Но опять же, именно так бывает, и, к счастью, достаточно часто, в жизни простых смертных, когда сосредоточенная отрешенность ребенка или подростка, поступающего не "как все", закаляет недюжинный характер.

Вообще, расстояние от простых смертных до святых вовсе не отделено непроходимой пропастью. Иногда такое расстояние бывает короче протянутой руки.

Друнгарий Лев и его жена вскоре после того, как у них родился Константин, самый младший из семерых детей (каким по счету был Мефодий, неизвестно), "договорились не жить друг с другом, воздерживаясь, и так жили во Господе, как брат и сестра, больше 14 лет, пока не разлучила их смерть, никак не нарушив этого решения". Можно ведь и такой обет плотского воздержания, добровольно принятый мужем и женой, посчитать заимствованием из какого-нибудь более старого агиографического сочинения.

А между тем жизнь, не взирая на гиперкритические к ней придирки, из поколения в поколение изобильно воспроизводит образцовые поступки не только людей святых, но и простых смертных. Но поскольку, как и всё образцовое, поступки эти у кого-то вызывают зависть и раздражение, то и распускается слушок об "общих местах", "заимствованиях". Не проще ли допустить, что житийные "трафареты" происхождением своим по большей части обязаны не лености авторов-агиографов, "скатывающих" друг у друга "общие места", а самой жизни. Из века в век она неустанно и щедро, не огорчаясь неудачами, воспроизводит добрые поступки добрых людей. А заодно воспроизводит в них желание озираться на достойные примеры из жизни ушедших поколений.

Надо думать, ко времени кончины Льва будущее старших детей, в том числе Мефодия, (имена остальных в житиях отсутствуют) было уже как-то обозначено. А младший? Похоже, он оставался полностью на материнском попечении.
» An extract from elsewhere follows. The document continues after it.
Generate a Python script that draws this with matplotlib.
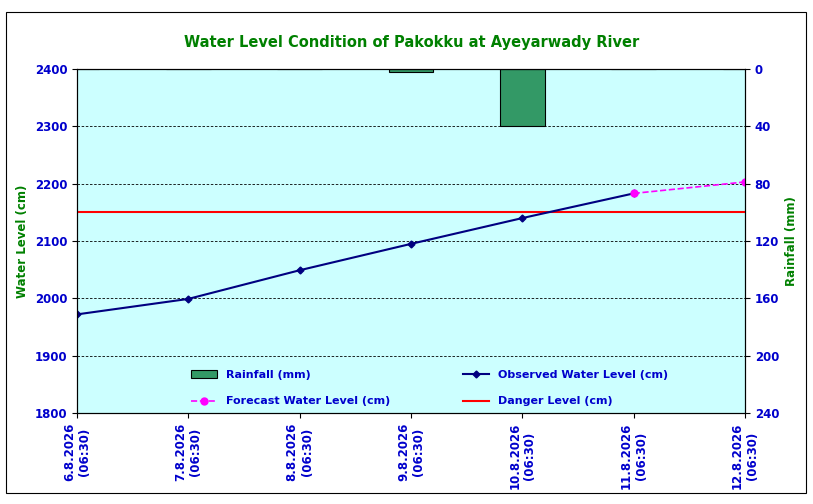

Не потому ли супруга друнгария у его смертного одра плачет и сетует: "Ни о чём не пекусь, только о едином младенце, как будет устроен?". Но поневоле напрашивается вопрос: почему она называет Константина младенцем? Ведь ему уже больше четырнадцати лет?

Не забудем: "Житие Кирилла" дошло до нас на старославянском языке, на котором и было написано. Перед нами самый первый из сохранившихся древнейших памятников собственно славянской литературы. И вполне возможно, что его автор ещё не вполне был тверд в славянской возрастной номенклатуре, называя младенцем того, кто по сути уже есть "отроча младо".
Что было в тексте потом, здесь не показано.